A New Year ‘for the birds’

Above: A Northern Mockingbird takes a look at us.

Photo by Ryan Steffens.
            Christmas Bird Counts (CBCs) are a long-standing tradition  http://birds.audubon.org/christmas-bird-count. If you’ve never participated before, you are missing out on fun day in the field. We participated on two separate occasions in the past month to continue the over 100-year tradition.
            Our first CBC was two days after Christmas in the area around Cole Camp, MO.  We saw one Great-horned Owl and one Barred Owl on the way into Cole Camp. As usual, directives were given to the entire pool of participants and specific areas were delegated at our usual pre-dawn meeting place.
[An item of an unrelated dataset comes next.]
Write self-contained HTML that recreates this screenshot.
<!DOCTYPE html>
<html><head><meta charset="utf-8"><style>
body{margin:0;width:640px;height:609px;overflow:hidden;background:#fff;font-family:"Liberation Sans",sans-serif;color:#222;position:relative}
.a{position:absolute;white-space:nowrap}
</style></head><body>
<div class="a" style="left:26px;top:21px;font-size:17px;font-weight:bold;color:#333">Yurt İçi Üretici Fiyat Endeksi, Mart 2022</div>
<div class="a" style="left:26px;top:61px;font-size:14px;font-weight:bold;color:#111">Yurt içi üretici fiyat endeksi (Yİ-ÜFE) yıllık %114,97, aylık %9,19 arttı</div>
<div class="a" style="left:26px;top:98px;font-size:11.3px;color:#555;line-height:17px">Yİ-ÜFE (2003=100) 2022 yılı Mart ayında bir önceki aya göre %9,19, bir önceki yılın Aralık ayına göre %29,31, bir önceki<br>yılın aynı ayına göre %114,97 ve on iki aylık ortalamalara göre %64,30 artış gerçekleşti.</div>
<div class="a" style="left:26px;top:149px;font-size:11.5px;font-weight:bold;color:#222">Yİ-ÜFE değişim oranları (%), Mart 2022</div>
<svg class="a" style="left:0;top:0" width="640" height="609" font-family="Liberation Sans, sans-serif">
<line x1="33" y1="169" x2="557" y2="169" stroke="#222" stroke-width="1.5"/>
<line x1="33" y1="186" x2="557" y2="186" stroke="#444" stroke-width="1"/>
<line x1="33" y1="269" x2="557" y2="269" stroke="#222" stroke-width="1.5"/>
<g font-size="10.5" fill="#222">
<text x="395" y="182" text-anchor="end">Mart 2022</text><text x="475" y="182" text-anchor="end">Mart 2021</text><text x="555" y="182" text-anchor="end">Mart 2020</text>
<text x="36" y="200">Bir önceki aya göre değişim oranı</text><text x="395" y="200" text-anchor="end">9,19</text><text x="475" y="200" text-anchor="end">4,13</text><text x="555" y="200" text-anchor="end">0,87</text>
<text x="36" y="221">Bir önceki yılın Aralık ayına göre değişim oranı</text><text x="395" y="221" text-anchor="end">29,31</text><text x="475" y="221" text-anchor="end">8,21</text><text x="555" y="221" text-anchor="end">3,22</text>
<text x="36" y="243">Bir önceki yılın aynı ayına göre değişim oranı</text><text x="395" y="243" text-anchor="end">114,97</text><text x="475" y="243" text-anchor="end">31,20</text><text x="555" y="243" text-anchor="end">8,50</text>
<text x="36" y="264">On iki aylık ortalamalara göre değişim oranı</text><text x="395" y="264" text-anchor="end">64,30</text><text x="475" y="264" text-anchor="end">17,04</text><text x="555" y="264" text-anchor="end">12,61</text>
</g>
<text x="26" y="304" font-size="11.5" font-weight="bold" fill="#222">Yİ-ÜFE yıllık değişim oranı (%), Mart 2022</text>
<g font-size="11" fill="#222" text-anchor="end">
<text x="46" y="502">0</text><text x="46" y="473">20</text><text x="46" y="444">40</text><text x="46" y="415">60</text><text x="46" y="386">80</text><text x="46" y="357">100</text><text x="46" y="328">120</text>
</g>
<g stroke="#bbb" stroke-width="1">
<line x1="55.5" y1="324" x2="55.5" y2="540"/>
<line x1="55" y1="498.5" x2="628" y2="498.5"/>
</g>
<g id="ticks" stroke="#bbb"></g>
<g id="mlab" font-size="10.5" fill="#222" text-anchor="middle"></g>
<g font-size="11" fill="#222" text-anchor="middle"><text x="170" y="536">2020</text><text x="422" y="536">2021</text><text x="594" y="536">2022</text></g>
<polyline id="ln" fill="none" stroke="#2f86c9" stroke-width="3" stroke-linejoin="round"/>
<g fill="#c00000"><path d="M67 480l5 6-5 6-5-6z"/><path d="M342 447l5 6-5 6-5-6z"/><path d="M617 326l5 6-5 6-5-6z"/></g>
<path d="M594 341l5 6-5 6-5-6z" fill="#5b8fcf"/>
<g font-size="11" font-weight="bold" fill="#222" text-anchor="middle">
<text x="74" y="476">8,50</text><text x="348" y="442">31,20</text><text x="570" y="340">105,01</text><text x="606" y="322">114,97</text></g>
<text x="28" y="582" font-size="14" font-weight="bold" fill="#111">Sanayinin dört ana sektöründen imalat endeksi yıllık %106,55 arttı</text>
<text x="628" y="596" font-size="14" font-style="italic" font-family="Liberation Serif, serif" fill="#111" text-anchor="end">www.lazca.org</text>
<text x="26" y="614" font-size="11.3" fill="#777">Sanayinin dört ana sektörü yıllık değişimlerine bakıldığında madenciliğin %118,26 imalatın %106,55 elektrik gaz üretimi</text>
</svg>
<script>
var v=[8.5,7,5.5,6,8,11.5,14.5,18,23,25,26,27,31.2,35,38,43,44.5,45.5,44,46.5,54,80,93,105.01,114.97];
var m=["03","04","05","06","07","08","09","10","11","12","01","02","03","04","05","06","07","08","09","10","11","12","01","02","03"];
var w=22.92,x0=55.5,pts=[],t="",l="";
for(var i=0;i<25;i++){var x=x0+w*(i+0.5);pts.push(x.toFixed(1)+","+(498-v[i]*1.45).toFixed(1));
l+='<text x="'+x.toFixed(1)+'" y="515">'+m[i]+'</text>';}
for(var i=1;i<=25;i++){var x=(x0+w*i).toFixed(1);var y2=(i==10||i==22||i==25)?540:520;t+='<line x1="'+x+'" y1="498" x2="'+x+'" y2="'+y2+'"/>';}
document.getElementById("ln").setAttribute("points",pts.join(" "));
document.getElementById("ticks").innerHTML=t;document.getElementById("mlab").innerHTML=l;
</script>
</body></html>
            The Cole Camp CBC was full of little surprises, like large mixed flocks of wintering sparrows (Harris’s, American Tree, and even a Vesper Sparrow). A single American Pelican rested on a lakes icy edge as Bald Eagle kept an eye on it from just meters away.
Above: An immature Bald Eagle and an American White

Pelican standoff.
Photo by: Stephanie Putnam.
            Our task was to count birds in region north of town. Local bird student, Ryan Steffens, rode with us with and Missouri Valley College Alum, Stephanie Putnam and partner Kalen Brady (MO Valley student) drove behind us. The bird action started just as we were leaving town. A Barred Owl flew directly at my truck. Slamming on the brakes was just enough to avert disaster as it’s talons clicked across the top of the windshield.
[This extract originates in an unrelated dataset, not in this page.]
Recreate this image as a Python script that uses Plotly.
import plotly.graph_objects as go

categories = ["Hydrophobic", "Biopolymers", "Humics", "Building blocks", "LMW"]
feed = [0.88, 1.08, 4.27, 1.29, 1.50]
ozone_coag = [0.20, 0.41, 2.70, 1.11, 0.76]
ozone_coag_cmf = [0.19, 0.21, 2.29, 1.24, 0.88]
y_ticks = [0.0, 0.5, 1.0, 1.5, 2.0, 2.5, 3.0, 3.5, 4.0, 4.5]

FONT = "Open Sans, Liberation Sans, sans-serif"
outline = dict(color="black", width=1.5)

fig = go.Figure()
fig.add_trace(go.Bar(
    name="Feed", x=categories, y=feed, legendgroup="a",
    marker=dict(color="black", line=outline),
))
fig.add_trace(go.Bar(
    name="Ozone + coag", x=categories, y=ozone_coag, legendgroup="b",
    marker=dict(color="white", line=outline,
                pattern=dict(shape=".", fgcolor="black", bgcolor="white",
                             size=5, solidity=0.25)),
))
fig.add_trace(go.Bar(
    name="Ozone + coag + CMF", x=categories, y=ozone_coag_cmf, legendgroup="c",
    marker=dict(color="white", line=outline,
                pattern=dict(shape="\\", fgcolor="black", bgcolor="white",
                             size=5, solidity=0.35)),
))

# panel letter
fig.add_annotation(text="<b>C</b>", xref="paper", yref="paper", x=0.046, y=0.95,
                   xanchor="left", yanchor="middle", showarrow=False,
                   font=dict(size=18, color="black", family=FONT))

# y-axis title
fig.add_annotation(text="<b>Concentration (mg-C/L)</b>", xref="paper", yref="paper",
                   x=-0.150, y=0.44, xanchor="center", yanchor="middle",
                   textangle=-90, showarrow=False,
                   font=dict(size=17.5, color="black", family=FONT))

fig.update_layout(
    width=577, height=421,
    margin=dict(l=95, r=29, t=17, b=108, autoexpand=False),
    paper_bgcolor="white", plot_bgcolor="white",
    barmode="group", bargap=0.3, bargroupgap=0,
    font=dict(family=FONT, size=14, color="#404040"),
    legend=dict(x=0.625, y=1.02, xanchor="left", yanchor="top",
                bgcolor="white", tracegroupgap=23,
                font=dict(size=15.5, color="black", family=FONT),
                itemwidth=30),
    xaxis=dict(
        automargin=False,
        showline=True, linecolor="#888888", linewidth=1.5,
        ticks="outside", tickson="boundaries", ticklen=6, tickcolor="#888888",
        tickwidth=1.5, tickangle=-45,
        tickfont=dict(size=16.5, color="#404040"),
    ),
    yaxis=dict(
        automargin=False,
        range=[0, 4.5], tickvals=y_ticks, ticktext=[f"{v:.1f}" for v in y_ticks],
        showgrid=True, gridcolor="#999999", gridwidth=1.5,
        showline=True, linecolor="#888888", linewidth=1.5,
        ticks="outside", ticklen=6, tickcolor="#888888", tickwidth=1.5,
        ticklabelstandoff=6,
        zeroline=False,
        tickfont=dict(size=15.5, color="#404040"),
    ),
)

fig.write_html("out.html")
            Rough-legged Hawks, Northern Harriers, and Kestrels dazzled us throughout the day. Numbers on the day were tallied in the evening over warm, home cooked goodness.
            Our second CBC was on New Year’s Day in the area around Swan Lake.  It was a long drive in on icy roads that led into Sumner, MO. Steve Kinder and Larry Lade greeted us and gave us maps for our assigned area. Red-headed Woodpeckers and other birds taunted us in the parking lot at the Refuge Headquarters, making us all eager to get started.
            It was a peaceful, fun-filled day of pleasure as we hiked along Yellow Creek and drove around to agriculture and Wetland Reserve Program lands. Yellow Creek was absolutely packed with Red-headed Woodpeckers. American Tree Sparrows were everywhere along roadsides.
            We enjoyed watching Harriers, Meadow Larks, and Horned Larks throughout the day. At one point, we stumbled upon a large flock of Trumpeter Swans in a cornfield. Towards dusk we watched flocks of geese stream overhead and into the setting sun.
            Thus ended the first day of the Year. Another day and other year… with and for the birds.